Who could argue as you place the needle in the groove and hear those opening notes of “Never By Myself”? This song was the advance Single for the album and has it’s own peculiar story behind it. It was written by Colin when he got lost and left behind after a concert in Inverness (Scotland). The band were so tired that night that no one realized Colin wasn’t in the tour bus and they left for the next city. Colin’s phone was out of battery and he spent the whole night wandering around the town, ultimately sleeping on a bench by Loch Ness. The next day, he caught a bus to meet up with his band mates in the next town on the tour, and on the way he wrote this marvelous song that captures the spirit of THE HOLLIES and THE KINKS. If it was an unfortunate experience for Colin, he’ll be happy to know that it resulted in one of the band’s best ever songs. “Ruby’s Song” is the sound of BIG STAR covering the ROLLING STONES at their most elegantly riff-tastic. “Come Back To Me” takes us back to THE VELVET UNDERGROUND and the delicate, inspired guitar work of Sterling Morrison himself.

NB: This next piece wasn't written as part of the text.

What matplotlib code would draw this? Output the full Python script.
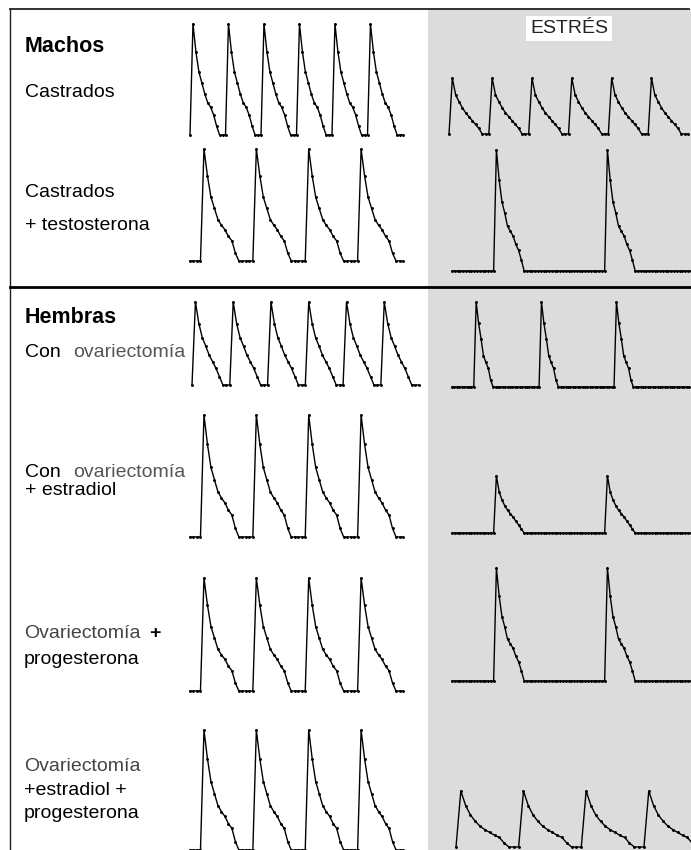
import matplotlib.pyplot as plt
from matplotlib.patches import Rectangle

plt.rcParams['font.family'] = ['Liberation Sans', 'DejaVu Sans']

W, H = 691, 850

# pulse shapes: one value per sample, 1 = peak, 0 = baseline
shape_long = [1.0, 0.76, 0.57, 0.47, 0.37, 0.32, 0.28, 0.22, 0.18, 0.07, 0.0]
shape_short = [1.0, 0.75, 0.57, 0.47, 0.37, 0.29, 0.25, 0.18, 0.08, 0.0]
shape_ovx = [1.0, 0.74, 0.57, 0.47, 0.36, 0.28, 0.20, 0.10, 0.0]
shape_stress_small = [1.0, 0.70, 0.58, 0.47, 0.38, 0.31, 0.24, 0.17, 0.10, 0.0]
shape_stress_long = [1.0, 0.75, 0.57, 0.48, 0.37, 0.33, 0.29, 0.22, 0.17, 0.09, 0.0]
shape_stress_narrow = [1.0, 0.75, 0.57, 0.37, 0.29, 0.22, 0.08, 0.0]
shape_stress_low = [1.0, 0.72, 0.58, 0.48, 0.40, 0.34, 0.28, 0.21, 0.14, 0.07, 0.0]
shape_stress_slow = [1.0, 0.74, 0.57, 0.46, 0.37, 0.31, 0.26, 0.21, 0.17, 0.07, 0.0]

# baseline samples: [before first pulse, between pulses ..., after last pulse]
runs_castrados = [1, 2, 2, 2, 2, 2, 2]
runs_castrados_stress = [1, 2, 2, 2, 2, 2, 2]
runs_four = [4, 4, 4, 4, 2]
runs_two_stress = [16, 29, 20]
runs_ovx = [1, 2, 2, 2, 2, 2, 2]
runs_ovx_stress = [10, 19, 23, 23]
runs_e_p_stress = [1, 2, 2, 2, 2]


def pulse_train(shape, runs):
    y = [0.0] * runs[0]
    for r in runs[1:]:
        y += shape + [0.0] * r
    return y


def trace(fig, y, x0, x1, ytop, ybase):
    # box in pixels: first sample x0, last sample x1, peak level ytop, baseline ybase
    ax = fig.add_axes([x0 / W, 1 - ybase / H, (x1 - x0) / W, (ybase - ytop) / H])
    ax.plot(range(len(y)), y, color='black', lw=1.0, marker='o', ms=1.1,
            clip_on=False)
    ax.set_xlim(0, len(y) - 1)
    ax.set_ylim(0, 1)
    ax.set_axis_off()
    ax.patch.set_alpha(0)
    return ax


fig = plt.figure(figsize=(W / 100, H / 100), dpi=100)
bg = fig.add_axes([0, 0, 1, 1])
bg.set_xlim(0, W)
bg.set_ylim(H, 0)
bg.set_axis_off()

# stress column and frame
bg.add_patch(Rectangle((428, 9), W - 428, H - 9, facecolor='#dcdcdc',
                       edgecolor='none', zorder=0))
bg.plot([10, 689], [9, 9], color='#222222', lw=1.3)
bg.plot([10, 10], [9, H], color='#222222', lw=1.0)
bg.plot([10, W], [287, 287], color='black', lw=2.0)

bg.text(569, 33, 'ESTRÉS', ha='center', va='baseline', fontsize=14,
        color='#222222',
        bbox=dict(facecolor='white', edgecolor='none', pad=3))

# labels
bg.text(25, 52, 'Machos', fontsize=15.5, fontweight='bold', va='baseline')
bg.text(25, 97, 'Castrados', fontsize=14, va='baseline')
bg.text(25, 197, 'Castrados', fontsize=14, va='baseline')
bg.text(25, 230, '+ testosterona', fontsize=14, va='baseline')

bg.text(25, 323, 'Hembras', fontsize=15.5, fontweight='bold', va='baseline')
bg.text(25, 357, 'Con', fontsize=14, va='baseline')
bg.text(73, 357, 'ovariectomía', fontsize=14, color='#555555', va='baseline')
bg.text(25, 477, 'Con', fontsize=14, va='baseline')
bg.text(73, 477, 'ovariectomía', fontsize=14, color='#555555', va='baseline')
bg.text(25, 495, '+ estradiol', fontsize=14, va='baseline')

bg.text(24, 638, 'Ovariectomía', fontsize=14, color='#444444', va='baseline')
bg.text(149, 638, '+', fontsize=14, fontweight='bold', va='baseline')
bg.text(24, 664, 'progesterona', fontsize=14, va='baseline')

bg.text(24, 771, 'Ovariectomía', fontsize=14, color='#444444', va='baseline')
bg.text(24, 795, '+estradiol +', fontsize=14, va='baseline')
bg.text(24, 818, 'progesterona', fontsize=14, va='baseline')

# machos
trace(fig, pulse_train(shape_short, runs_castrados), 190, 403, 24, 135)
trace(fig, pulse_train(shape_stress_small, runs_castrados_stress), 449, 688, 78, 134)
trace(fig, pulse_train(shape_long, runs_four), 190, 403, 149, 261)
trace(fig, pulse_train(shape_stress_long, runs_two_stress), 452, 690.7, 150, 271)

# hembras
trace(fig, pulse_train(shape_ovx, runs_ovx), 192, 418.6, 302, 385)
trace(fig, pulse_train(shape_stress_narrow, runs_ovx_stress), 452, 689, 302, 387)
trace(fig, pulse_train(shape_long, runs_four), 190, 403, 415, 537)
trace(fig, pulse_train(shape_stress_low, runs_two_stress), 452, 690.7, 476, 533)
trace(fig, pulse_train(shape_long, runs_four), 190, 403, 578, 691)
trace(fig, pulse_train(shape_stress_long, runs_two_stress), 452, 690.7, 568, 681)
trace(fig, pulse_train(shape_long, runs_four), 190, 403, 730, 850)
trace(fig, pulse_train(shape_stress_slow, runs_e_p_stress), 456, 706.6, 791, 847)

fig.savefig('out.png', dpi=100)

On “People Come On” the band showcase their ability to work with psychedelic pop. Inspired in equal parts by THE SHINS and THE BEATLES (in the era of “Sgt. Pepper’s Lonely Hearts Club Band”), ATTIC LIGHTS have created an anthem for a new generation. It’s a song about the current state of the world, which tries to incite people to think for themselves and fight for a fairer, more honest society. “Fables” lets shadows into the room for the first time, evoking the wistful spirit of Elliot Smith and Simon & Garfunkel in a song that seduces the listener with the sheer bareness of the composition.

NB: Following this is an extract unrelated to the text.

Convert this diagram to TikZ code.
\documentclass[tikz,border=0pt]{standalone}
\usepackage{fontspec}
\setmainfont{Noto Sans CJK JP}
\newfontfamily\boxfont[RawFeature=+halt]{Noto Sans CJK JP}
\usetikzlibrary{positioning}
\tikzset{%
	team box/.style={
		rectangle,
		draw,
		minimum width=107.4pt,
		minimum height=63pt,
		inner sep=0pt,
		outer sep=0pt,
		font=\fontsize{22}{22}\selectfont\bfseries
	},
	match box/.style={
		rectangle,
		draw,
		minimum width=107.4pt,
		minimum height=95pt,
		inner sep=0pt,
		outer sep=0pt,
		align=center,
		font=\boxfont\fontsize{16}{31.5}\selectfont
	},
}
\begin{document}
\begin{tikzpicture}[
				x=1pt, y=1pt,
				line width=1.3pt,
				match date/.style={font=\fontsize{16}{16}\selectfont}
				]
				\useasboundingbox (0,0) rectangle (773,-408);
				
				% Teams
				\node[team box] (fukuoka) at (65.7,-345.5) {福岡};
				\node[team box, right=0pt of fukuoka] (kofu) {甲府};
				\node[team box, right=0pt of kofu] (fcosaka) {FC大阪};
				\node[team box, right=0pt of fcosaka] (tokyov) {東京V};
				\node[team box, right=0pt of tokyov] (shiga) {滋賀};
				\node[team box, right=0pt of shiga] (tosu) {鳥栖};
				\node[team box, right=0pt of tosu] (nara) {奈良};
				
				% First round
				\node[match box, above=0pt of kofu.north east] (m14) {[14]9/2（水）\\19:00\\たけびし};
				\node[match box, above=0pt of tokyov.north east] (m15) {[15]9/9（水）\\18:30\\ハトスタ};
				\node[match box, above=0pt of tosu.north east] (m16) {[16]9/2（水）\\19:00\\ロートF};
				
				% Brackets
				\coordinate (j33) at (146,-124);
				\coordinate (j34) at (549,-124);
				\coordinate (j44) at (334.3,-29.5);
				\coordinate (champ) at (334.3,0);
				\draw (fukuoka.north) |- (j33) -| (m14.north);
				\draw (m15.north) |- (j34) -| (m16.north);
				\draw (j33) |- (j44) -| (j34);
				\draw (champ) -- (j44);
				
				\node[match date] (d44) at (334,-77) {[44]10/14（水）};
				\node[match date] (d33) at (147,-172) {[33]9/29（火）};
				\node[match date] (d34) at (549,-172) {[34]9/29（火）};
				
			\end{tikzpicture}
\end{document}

“Louis”, (along with “Ruby’s Song”) celebrates the birth of new babies in the heart of a group who are as close as brothers, with a verse that is just as hummable as the chorus. A couple doses of THE LEMONHEADS to fight the pain, a few TEENAGE FANCLUB vitamins, and you get the essence of the best that Scottish pop has to offer – no kind of malady can stand up to that. A country inspiration shines through on “I Found A Girl”, where we are reminded of Gram Parsonsand THE FLYING BURRITO BROTHERS. You already know what that means - harmonies verging on the heavenly. “Palace Of Losers” throws out one of the more bitter messages on the album, with another raw, bare bones song with fascinating lyrics and a loping melody. A lesson in how to make sadness beautiful. It’s the song Will Oldham or Bill Callahan wish they had written. “Kings Of Whatever” nods to the distortion, urgency and self-confidence of the PIXIES. The album closes with “Back Rub” which shows off a strong American influence again, this time melancholic, maybe more mature, more disarming, more serious, and more solid as a result. Like when Neil Young or Tom Waits sat down at the piano: you knew something important was about to happen.

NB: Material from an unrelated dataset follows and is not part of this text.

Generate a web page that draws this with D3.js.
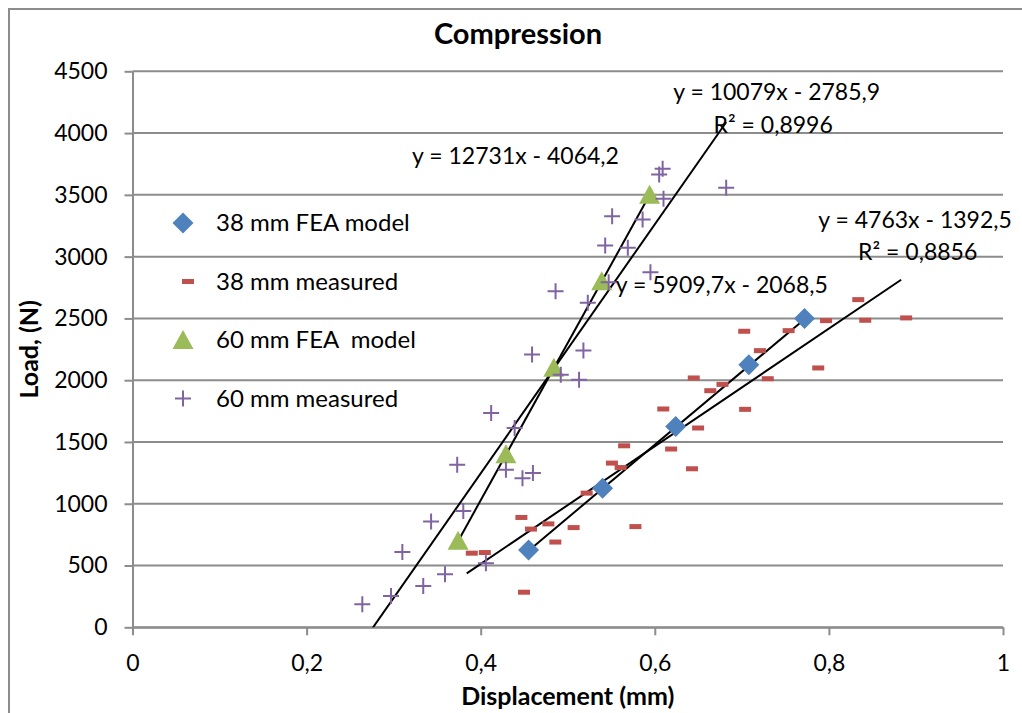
<!DOCTYPE html>
<meta charset="utf-8">
<style>
  body { margin: 0; background: #fff; }
  text { font-family: Lato, "Open Sans", sans-serif; fill: #000; }
  .tick text { font-size: 23px; fill: #000; }
  .axis path, .axis line { stroke: #8c8c8c; stroke-width: 2px; }
  .grid line { stroke: #8c8c8c; stroke-width: 2px; }
  .title { font-size: 29px; font-weight: bold; text-anchor: middle; }
  .axis-title { font-size: 25px; font-weight: bold; text-anchor: middle; }
  .legend-text { font-size: 24px; white-space: pre; }
  .trend-label { font-size: 23px; text-anchor: middle; }
</style>
<script src="https://d3js.org/d3.v7.min.js"></script>
<body>
<script>

  var w = 1022;
  var h = 713;

  // series values (displacement mm, load N)
  var fea38X = [0.455, 0.540, 0.624, 0.708, 0.772];
  var fea38Y = [625, 1125, 1625, 2125, 2500];

  var meas38X = [0.384, 0.399, 0.441, 0.444, 0.452, 0.472, 0.480, 0.501, 0.516, 0.545,
                 0.555, 0.559, 0.572, 0.604, 0.613, 0.637, 0.639, 0.644, 0.658, 0.672,
                 0.697, 0.698, 0.715, 0.724, 0.748, 0.782, 0.791, 0.828, 0.836, 0.883];
  var meas38Y = [600, 605, 889, 284, 795, 837, 690, 807, 1086, 1329,
                 1293, 1469, 815, 1767, 1443, 1283, 2018, 1613, 1915, 1966,
                 2396, 1764, 2239, 2012, 2401, 2099, 2482, 2652, 2485, 2504];

  var fea60X = [0.374, 0.429, 0.484, 0.539, 0.594];
  var fea60Y = [700, 1400, 2100, 2800, 3500];

  var meas60X = [0.264, 0.297, 0.310, 0.334, 0.343, 0.359, 0.373, 0.380, 0.406, 0.412,
                 0.429, 0.439, 0.448, 0.460, 0.459, 0.486, 0.492, 0.513, 0.518, 0.523,
                 0.543, 0.547, 0.551, 0.569, 0.586, 0.595, 0.605, 0.609, 0.610, 0.682];
  var meas60Y = [186, 254, 610, 335, 856, 430, 1315, 942, 519, 1734,
                 1275, 1613, 1207, 1248, 2207, 2720, 2045, 2004, 2241, 2626,
                 3090, 2792, 3327, 3071, 3300, 2874, 3665, 3711, 3468, 3557];

  var seriesNames = ["38 mm FEA model", "38 mm measured", "60 mm FEA  model", "60 mm measured"];
  var seriesColors = ["#4F81BD", "#C0504D", "#9BBB59", "#8064A2"];

  // linear trendlines as printed on the chart
  var trendSlope = [5909.7, 4763, 12731, 10079];
  var trendIntercept = [-2068.5, -1392.5, -4064.2, -2785.9];
  var trendEq = ["y = 5909,7x - 2068,5", "y = 4763x - 1392,5", "y = 12731x - 4064,2", "y = 10079x - 2785,9"];
  var trendR2 = [null, "R² = 0,8856", null, "R² = 0,8996"];

  var xTicks = [0, 0.2, 0.4, 0.6, 0.8, 1];
  var xTickLabels = ["0", "0,2", "0,4", "0,6", "0,8", "1"];
  var yTicks = [0, 500, 1000, 1500, 2000, 2500, 3000, 3500, 4000, 4500];

  var svg = d3.select("body").append("svg")
              .attr("width", w)
              .attr("height", h);

  svg.append("rect")
     .attr("x", 9).attr("y", 9)
     .attr("width", w + 50).attr("height", h + 50)
     .attr("fill", "#fff")
     .attr("stroke", "#8c8c8c")
     .attr("stroke-width", 2);

  var x = d3.scaleLinear().domain([0, 1]).range([132.5, 1003]);
  var y = d3.scaleLinear().domain([0, 4500]).range([627.3, 71.3]);

  svg.append("defs").append("clipPath").attr("id", "plot")
     .append("rect")
     .attr("x", x(0)).attr("y", y(4500))
     .attr("width", x(1) - x(0)).attr("height", y(0) - y(4500));

  // gridlines
  svg.append("g").attr("class", "grid")
     .selectAll("line")
     .data(yTicks)
     .enter().append("line")
     .attr("x1", x(0)).attr("x2", x(1))
     .attr("y1", function (d) { return y(d); })
     .attr("y2", function (d) { return y(d); });

  // axes
  svg.append("g").attr("class", "axis")
     .attr("transform", "translate(0," + y(0) + ")")
     .call(d3.axisBottom(x).tickValues(xTicks).tickSize(8).tickSizeOuter(0).tickPadding(19)
             .tickFormat(function (d, i) { return xTickLabels[i]; }));

  svg.append("g").attr("class", "axis")
     .attr("transform", "translate(" + x(0) + ",0)")
     .call(d3.axisLeft(y).tickValues(yTicks).tickSize(8).tickSizeOuter(0).tickPadding(17)
             .tickFormat(d3.format("d")));

  // trendlines
  var seriesX = [fea38X, meas38X, fea60X, meas60X];
  var lines = svg.append("g").attr("clip-path", "url(#plot)");
  for (var s = 0; s < 4; s++) {
    var ext = d3.extent(seriesX[s]);
    lines.append("line")
         .attr("x1", x(ext[0])).attr("y1", y(trendSlope[s] * ext[0] + trendIntercept[s]))
         .attr("x2", x(ext[1])).attr("y2", y(trendSlope[s] * ext[1] + trendIntercept[s]))
         .attr("stroke", "#000")
         .attr("stroke-width", 2);
  }

  // markers
  function drawMarker(g, type, color) {
    if (type == 0) {
      g.append("path").attr("d", "M0,-10.5L10.5,0L0,10.5L-10.5,0Z").attr("fill", color);
    } else if (type == 1) {
      // excel draws the dash a bit right of the point
      g.append("rect").attr("x", -1).attr("y", -2.5).attr("width", 12).attr("height", 5).attr("fill", color);
    } else if (type == 2) {
      g.append("path").attr("d", "M0,-10L10.5,9L-10.5,9Z").attr("fill", color);
    } else {
      g.append("path").attr("d", "M-8,0H8M0,-8V8").attr("stroke", color).attr("stroke-width", 2).attr("fill", "none");
    }
  }

  var seriesY = [fea38Y, meas38Y, fea60Y, meas60Y];
  var drawOrder = [0, 1, 2, 3];
  drawOrder.forEach(function (s) {
    seriesX[s].forEach(function (d, i) {
      var g = svg.append("g")
                 .attr("transform", "translate(" + x(d) + "," + y(seriesY[s][i]) + ")");
      drawMarker(g, s, seriesColors[s]);
    });
  });

  // trendline labels
  var eqPos = [[0.677, 2707], [0.899, 3233], [0.440, 3746], [0.740, 4265]];
  var r2Pos = [null, [0.902, 2976], null, [0.736, 3998]];
  for (var s = 0; s < 4; s++) {
    svg.append("text").attr("class", "trend-label")
       .attr("x", x(eqPos[s][0])).attr("y", y(eqPos[s][1]))
       .text(trendEq[s]);
    if (trendR2[s]) {
      svg.append("text").attr("class", "trend-label")
         .attr("x", x(r2Pos[s][0])).attr("y", y(r2Pos[s][1]))
         .text(trendR2[s]);
    }
  }

  // legend
  var legend = svg.append("g");
  seriesNames.forEach(function (name, i) {
    var cy = 223 + i * 58.5;
    var g = legend.append("g").attr("transform", "translate(183," + cy + ")");
    drawMarker(g, i, seriesColors[i]);
    legend.append("text").attr("class", "legend-text")
          .attr("x", 216).attr("y", cy + 8)
          .text(name);
  });

  // titles
  svg.append("text").attr("class", "title")
     .attr("x", 518).attr("y", 44)
     .text("Compression");

  svg.append("text").attr("class", "axis-title")
     .attr("x", (x(0) + x(1)) / 2).attr("y", 705)
     .text("Displacement (mm)");

  svg.append("text").attr("class", "axis-title")
     .attr("transform", "translate(38," + (y(0) + y(4500)) / 2 + ") rotate(-90)")
     .text("Load, (N)");

</script>
</body>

In the end, it’s about a collection of absolutely solid songs. The kind that seem unassuming, but you can’t stop playing them, and soon you can’t get them out of your head and they wind up becoming a part of the soundtrack of your life. Because that’s the true essence of pop - those melodies that slip into our lives, and take on a value that is beyond estimatation. Like TEENAGE FANCLUB, VELVET CRUSH, THE POSIES, THE BOO RADLEYS, THE THREE O’CLOCK and so many more.
That’s what we hope happens with these new ATTIC LIGHTS songs, produced by Johnny Smillie (BELLE & SEBASTIAN, Edwyn Collins) and Andy Bush (THE TWILIGHT SAD) and wrapped in a Gorka Olmo's fantastic design, with his magic and luminous illustrations. To a world with fewer sharks! At least out of the water.